Trevor Long asked what kind of gun Cale has and if he has any badges.
“Do you miss your family?” asked Allison Rosa. “It is a good thing you have your ‘battle buddies.’”
“How many people are at the same camp?” asked Andrew Korchowsky. “Are there any girls? What is the camp like? Do you see anything beside sand?” He concluded by writing that joining the Army was “really brave.”
John Tricozzi asked Cale, “What is your favorite animal? Mine is a dragon. Lots of people say they don’t exist but I think they were here when he dinosaurs were here.” He also asked Cale, “Do you have any ninja skills or spy skills?”
Stephanie Ford wanted to know, “Have you ever seen or talked to Iraq civilians?”
“I think it’s just awesome that you risk your life for us,” wrote Trevor Donovan.
Amanda LePore ended her letter to Cale with these words “Thanks for saving us.”
“Real soldiers and real citizens”
As the fourth-graders colored Christmas ornaments for Cale last Friday, they talked eagerly about their letters and the gifts they were sending to Cale’s platoon.

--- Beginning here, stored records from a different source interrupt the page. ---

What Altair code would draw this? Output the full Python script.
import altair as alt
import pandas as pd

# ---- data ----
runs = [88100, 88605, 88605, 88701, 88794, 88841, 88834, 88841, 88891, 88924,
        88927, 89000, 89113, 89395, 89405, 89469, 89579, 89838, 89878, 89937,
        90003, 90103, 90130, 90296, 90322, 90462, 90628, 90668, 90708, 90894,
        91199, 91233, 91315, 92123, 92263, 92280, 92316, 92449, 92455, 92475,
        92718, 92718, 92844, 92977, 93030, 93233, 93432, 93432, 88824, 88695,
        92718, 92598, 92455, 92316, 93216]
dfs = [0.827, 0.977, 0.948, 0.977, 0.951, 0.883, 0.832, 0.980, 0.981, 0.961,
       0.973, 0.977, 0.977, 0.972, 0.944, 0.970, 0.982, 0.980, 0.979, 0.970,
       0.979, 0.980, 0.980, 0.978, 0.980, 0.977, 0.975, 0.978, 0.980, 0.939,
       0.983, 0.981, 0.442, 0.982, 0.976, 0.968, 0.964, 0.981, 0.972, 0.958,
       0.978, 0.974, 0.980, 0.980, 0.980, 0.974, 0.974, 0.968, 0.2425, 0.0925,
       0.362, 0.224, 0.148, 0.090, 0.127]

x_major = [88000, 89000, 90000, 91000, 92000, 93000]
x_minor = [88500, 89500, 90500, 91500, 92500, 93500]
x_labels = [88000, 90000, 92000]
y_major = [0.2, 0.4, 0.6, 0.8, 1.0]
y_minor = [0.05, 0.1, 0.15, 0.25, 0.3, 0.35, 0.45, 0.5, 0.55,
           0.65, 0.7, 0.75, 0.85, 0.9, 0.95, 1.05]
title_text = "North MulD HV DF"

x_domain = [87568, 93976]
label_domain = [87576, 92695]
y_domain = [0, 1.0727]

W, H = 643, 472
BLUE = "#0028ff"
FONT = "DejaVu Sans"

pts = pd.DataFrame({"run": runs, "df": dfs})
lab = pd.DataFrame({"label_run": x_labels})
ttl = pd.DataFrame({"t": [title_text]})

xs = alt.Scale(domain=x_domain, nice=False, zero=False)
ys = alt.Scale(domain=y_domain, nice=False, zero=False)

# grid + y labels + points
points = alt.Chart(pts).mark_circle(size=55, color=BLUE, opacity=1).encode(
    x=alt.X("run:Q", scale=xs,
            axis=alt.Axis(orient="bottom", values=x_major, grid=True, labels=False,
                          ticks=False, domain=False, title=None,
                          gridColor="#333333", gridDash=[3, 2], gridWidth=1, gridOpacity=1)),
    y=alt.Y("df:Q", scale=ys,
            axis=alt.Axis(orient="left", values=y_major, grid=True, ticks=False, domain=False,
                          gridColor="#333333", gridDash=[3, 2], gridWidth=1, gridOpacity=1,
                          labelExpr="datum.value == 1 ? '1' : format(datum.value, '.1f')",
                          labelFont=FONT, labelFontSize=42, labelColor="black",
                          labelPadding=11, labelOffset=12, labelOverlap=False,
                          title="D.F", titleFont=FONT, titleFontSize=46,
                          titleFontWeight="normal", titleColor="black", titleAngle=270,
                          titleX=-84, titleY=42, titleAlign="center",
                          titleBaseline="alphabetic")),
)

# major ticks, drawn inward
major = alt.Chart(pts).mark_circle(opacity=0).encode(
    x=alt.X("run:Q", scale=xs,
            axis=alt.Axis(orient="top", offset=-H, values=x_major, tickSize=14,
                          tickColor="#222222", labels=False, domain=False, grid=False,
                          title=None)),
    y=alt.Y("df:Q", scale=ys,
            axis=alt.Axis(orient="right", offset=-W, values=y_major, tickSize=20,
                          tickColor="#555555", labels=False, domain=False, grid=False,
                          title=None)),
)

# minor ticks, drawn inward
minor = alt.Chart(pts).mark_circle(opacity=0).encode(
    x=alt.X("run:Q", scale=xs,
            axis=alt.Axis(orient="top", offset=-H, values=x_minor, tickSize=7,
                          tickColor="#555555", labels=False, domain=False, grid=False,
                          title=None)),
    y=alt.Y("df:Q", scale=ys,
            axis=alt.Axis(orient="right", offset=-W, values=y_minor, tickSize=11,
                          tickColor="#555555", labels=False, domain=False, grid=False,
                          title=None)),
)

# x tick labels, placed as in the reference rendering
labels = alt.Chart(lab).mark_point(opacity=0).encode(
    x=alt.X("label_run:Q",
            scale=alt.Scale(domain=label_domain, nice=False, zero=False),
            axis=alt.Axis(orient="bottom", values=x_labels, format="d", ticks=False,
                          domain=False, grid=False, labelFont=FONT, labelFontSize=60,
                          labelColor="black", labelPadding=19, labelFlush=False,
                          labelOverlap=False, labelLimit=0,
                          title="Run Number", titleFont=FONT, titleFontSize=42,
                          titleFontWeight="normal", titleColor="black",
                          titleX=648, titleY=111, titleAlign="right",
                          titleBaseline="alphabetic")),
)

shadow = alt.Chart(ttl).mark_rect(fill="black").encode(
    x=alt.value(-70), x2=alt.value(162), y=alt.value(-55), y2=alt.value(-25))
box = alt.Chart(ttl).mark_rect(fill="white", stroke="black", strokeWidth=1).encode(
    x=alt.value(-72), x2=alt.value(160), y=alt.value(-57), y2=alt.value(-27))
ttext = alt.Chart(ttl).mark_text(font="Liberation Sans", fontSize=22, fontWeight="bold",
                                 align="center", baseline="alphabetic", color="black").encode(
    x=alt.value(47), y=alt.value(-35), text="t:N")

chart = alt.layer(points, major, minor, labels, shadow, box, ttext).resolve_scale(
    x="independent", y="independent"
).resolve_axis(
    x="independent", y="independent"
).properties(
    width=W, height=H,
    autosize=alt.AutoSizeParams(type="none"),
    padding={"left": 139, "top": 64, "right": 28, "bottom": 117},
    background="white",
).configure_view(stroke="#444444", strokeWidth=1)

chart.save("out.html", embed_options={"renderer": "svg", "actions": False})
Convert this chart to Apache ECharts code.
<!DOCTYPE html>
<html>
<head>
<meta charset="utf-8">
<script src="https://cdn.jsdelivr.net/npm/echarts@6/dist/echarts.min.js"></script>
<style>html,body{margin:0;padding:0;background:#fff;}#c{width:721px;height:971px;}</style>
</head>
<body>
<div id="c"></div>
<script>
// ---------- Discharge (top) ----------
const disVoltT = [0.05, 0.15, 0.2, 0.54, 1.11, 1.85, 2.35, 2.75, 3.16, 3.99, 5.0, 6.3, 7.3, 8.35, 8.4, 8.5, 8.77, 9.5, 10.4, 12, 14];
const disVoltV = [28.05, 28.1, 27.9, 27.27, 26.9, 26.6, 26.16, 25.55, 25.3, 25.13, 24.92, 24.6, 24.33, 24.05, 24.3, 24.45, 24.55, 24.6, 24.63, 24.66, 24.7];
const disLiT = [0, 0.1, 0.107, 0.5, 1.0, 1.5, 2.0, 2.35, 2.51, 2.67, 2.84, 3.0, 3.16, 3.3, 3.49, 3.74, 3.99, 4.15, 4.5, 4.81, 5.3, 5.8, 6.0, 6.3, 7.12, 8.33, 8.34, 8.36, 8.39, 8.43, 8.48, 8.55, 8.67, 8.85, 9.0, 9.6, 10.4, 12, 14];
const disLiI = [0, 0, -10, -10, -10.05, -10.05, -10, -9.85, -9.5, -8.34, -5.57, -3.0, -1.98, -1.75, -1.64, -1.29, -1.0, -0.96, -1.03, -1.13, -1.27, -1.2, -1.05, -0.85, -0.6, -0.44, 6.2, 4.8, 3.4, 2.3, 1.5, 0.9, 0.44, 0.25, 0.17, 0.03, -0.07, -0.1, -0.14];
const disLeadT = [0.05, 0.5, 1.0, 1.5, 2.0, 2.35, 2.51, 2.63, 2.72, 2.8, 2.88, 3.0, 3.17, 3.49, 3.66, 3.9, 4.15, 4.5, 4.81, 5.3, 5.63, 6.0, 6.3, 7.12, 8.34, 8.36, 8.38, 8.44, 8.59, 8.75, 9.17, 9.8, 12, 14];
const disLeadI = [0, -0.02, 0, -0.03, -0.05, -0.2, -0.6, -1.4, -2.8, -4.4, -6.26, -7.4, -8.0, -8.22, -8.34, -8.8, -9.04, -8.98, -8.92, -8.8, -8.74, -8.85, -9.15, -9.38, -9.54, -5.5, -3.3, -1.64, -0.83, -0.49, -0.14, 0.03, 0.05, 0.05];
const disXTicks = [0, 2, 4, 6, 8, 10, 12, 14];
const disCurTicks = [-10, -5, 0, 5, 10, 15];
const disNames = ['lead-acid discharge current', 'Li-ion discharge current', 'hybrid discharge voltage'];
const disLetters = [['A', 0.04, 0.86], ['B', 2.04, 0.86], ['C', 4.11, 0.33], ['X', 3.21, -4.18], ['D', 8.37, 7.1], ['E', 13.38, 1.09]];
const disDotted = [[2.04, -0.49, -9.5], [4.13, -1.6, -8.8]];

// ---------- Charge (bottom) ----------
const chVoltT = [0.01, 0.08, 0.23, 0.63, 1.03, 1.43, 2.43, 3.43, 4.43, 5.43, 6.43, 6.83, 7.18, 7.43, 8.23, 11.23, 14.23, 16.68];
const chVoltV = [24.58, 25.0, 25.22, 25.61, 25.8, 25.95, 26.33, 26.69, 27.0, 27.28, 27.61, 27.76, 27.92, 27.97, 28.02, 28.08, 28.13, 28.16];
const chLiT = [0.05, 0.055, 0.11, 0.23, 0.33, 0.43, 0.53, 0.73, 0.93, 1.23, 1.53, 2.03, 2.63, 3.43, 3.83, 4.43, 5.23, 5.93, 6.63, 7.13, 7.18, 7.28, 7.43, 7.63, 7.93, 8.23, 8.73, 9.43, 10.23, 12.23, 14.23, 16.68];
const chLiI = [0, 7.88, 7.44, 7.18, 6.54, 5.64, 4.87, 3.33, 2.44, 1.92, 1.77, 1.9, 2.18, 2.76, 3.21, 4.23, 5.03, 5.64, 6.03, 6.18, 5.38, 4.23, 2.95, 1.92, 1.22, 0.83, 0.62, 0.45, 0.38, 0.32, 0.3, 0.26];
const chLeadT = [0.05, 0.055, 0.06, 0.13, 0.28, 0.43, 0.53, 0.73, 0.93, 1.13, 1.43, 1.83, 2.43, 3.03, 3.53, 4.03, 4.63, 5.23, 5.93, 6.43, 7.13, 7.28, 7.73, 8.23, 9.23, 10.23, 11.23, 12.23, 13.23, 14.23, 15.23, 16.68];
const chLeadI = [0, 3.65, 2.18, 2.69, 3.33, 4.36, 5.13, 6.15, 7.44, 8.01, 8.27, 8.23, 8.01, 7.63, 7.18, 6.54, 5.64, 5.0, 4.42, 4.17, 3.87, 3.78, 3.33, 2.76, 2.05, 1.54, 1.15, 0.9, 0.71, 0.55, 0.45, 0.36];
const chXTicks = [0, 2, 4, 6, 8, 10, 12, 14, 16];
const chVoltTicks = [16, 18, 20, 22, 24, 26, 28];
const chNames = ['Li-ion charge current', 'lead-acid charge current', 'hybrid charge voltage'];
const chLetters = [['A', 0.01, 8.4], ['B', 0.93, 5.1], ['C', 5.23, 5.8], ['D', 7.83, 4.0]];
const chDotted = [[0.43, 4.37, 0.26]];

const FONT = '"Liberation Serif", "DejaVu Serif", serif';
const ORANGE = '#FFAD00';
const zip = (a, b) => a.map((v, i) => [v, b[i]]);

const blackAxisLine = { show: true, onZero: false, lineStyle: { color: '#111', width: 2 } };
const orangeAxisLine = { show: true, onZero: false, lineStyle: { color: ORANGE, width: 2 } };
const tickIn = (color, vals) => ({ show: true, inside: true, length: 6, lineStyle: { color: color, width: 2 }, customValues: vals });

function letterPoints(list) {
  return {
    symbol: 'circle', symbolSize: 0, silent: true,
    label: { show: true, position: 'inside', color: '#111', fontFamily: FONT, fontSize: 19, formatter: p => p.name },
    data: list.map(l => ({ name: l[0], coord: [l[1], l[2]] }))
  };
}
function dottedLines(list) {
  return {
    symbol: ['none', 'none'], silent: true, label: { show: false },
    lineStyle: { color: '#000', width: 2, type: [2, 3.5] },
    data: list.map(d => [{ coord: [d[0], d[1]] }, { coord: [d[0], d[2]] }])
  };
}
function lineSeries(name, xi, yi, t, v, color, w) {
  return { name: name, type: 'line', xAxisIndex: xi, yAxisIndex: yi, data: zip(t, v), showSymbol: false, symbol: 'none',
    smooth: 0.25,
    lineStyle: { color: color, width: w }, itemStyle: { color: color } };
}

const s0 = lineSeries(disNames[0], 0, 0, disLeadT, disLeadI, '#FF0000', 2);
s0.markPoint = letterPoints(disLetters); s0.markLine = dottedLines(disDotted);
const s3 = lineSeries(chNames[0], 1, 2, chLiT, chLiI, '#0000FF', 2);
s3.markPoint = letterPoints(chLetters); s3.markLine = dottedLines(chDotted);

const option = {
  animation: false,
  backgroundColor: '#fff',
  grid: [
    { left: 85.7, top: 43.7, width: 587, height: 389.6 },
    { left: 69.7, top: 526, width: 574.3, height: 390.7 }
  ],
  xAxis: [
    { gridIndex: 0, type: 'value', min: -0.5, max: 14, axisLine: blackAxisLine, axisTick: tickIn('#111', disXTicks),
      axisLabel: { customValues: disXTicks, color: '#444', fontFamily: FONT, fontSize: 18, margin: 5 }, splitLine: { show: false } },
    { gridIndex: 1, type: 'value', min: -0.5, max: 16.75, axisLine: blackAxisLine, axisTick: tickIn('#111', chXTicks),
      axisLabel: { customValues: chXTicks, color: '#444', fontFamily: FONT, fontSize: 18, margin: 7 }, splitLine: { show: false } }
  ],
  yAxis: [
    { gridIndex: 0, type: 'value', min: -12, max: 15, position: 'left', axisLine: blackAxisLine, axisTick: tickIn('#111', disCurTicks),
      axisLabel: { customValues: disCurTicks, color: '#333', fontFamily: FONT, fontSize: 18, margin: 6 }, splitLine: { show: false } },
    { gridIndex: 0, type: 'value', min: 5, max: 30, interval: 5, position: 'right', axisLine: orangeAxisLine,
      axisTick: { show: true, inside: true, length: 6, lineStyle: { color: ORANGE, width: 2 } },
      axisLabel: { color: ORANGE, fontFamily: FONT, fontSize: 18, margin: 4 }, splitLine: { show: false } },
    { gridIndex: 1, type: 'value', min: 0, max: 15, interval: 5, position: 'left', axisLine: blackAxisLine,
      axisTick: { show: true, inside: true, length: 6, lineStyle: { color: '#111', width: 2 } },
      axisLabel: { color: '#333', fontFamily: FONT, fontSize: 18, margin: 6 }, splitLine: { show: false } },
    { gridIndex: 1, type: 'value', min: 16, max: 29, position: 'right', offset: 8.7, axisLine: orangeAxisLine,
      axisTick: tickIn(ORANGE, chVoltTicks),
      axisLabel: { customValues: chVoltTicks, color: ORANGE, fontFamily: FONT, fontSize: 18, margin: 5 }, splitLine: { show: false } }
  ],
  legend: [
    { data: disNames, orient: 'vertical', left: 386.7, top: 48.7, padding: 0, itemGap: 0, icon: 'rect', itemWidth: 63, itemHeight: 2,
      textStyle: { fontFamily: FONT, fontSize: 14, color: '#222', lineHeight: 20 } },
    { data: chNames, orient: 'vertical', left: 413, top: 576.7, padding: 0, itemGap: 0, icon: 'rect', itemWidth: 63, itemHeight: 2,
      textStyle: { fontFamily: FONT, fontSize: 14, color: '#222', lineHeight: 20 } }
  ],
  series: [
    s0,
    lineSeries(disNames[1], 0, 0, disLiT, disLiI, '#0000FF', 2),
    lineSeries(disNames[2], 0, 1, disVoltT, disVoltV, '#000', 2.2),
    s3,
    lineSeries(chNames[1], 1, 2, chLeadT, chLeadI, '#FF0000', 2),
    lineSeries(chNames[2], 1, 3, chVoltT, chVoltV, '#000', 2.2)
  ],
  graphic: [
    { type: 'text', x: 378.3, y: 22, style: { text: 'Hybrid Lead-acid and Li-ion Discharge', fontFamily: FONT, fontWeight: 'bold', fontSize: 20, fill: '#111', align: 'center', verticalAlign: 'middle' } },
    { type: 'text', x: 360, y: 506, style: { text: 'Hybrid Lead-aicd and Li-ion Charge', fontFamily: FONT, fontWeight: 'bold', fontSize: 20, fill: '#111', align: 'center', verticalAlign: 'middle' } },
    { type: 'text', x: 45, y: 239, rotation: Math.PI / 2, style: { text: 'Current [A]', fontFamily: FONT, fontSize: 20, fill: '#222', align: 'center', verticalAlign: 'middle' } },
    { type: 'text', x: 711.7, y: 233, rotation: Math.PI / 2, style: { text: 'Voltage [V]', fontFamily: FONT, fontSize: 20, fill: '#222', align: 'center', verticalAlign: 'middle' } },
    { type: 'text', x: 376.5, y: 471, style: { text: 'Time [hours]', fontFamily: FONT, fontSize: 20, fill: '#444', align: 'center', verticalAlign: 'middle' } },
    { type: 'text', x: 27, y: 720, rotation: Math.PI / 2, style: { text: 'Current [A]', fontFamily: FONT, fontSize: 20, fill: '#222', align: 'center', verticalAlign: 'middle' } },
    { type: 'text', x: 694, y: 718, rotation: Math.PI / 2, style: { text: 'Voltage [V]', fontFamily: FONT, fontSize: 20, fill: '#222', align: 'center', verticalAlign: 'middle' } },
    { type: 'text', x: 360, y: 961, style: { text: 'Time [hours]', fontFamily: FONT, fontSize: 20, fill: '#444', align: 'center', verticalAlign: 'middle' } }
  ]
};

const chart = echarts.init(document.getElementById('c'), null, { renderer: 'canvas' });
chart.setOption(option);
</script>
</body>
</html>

Joey Guice said, “I told Cale I want to be in the Army, too.” Joey said he likes watching war movies. “I haven’t decided if I want to be a Marine or in the Army...I’d be good with planning things if there was ever an attack,” he said. “I asked Cale about the job. I know it’s hard work. You have to do a lot of jumping jacks and push-ups…It’s really hot there, too.”
“Ms. Shields said its 110 degrees,” chimed in Hannah Armony.
She also expressed sadness that Cale is away from his family. “He has a little baby, Riley,” she said. “She is seven months old and he won’t see her until she is a year-and-a-half.” (Shields said that her granddaughter was named after the fort where her son had been stationed and she will, indeed, be 2 when he sees her again.)
“If I join the Army,” said Joey Guice, “if I ever have a kid, I’ll be scared for my kid and my mom and dad that I’ll never seem them again.”
“We were kind of nervous when we found out that Cale was moving from Iraq to Afghanistan,” said Matt Kinnally. “We’re nervous about that because the war is going to be worse there.”
Kinally also said that Cale and other American soldiers were not just fighting in Iraq but also helping to build schools and aid the Iraqi citizens in other ways.
Shields said that many 9- and 10-year-olds “only relate the war on terror to 9/11.” She said, “They think of the towers blowing up.”
When her fourth-graders began the school year, she said, “They didn’t know there were people over there that were good and kind. They were just the bad guys…Now they’re reading about real soldiers and real citizens.”